Wainui Beach is a small settlement on the coast of New Zealand's North Island, located just to the north of Tuaheni Point, some 8 km to the east of Gisborne, to which it is linked by State Highway 35. As of the 2006 census, Wainui Beach had a usually resident population of 1,515
Wanaka is a town in the Otago region of the South Island of New Zealand. It is situated at the southern end of Lake Wanaka, adjacent to the outflow of the lake to the Clutha River. It is the gateway to Mount Aspiring National Park. Wanaka is primarily a resort town but has both summer and winter seasons and is based around the many outdoor opportunities.
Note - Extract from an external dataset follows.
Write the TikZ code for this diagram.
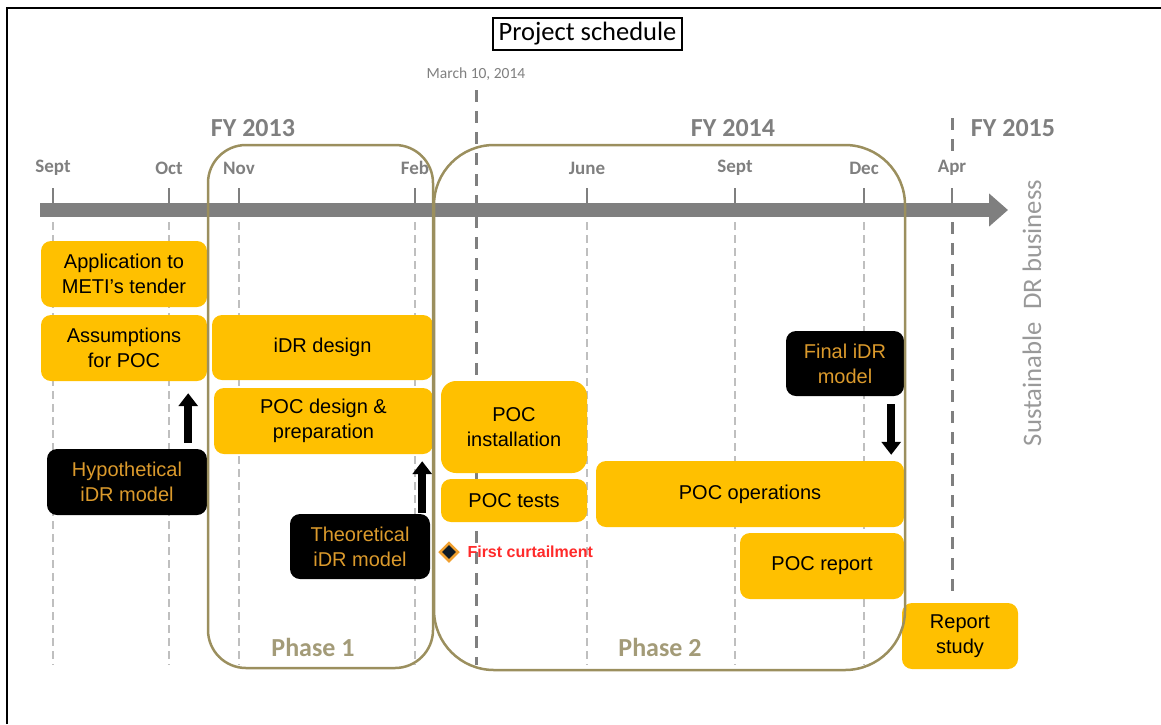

Owing to the growing tourism business and the increasing number of retirees in Wanaka, large growth is occurring, with a population increase of up to 50% in the past 10 years.
Wellington is the capital city and second most populous urban area of New Zealand, with 397,900 residents. It is located at the southwestern tip of the North Island, between Cook Strait and the Rimutaka Range. It is the major population centre of the southern North Island, and is the administrative centre of the Wellington Region, which also includes the Kapiti Coast and Wairarapa. Wellington is the world's southernmost capital city of a sovereign state.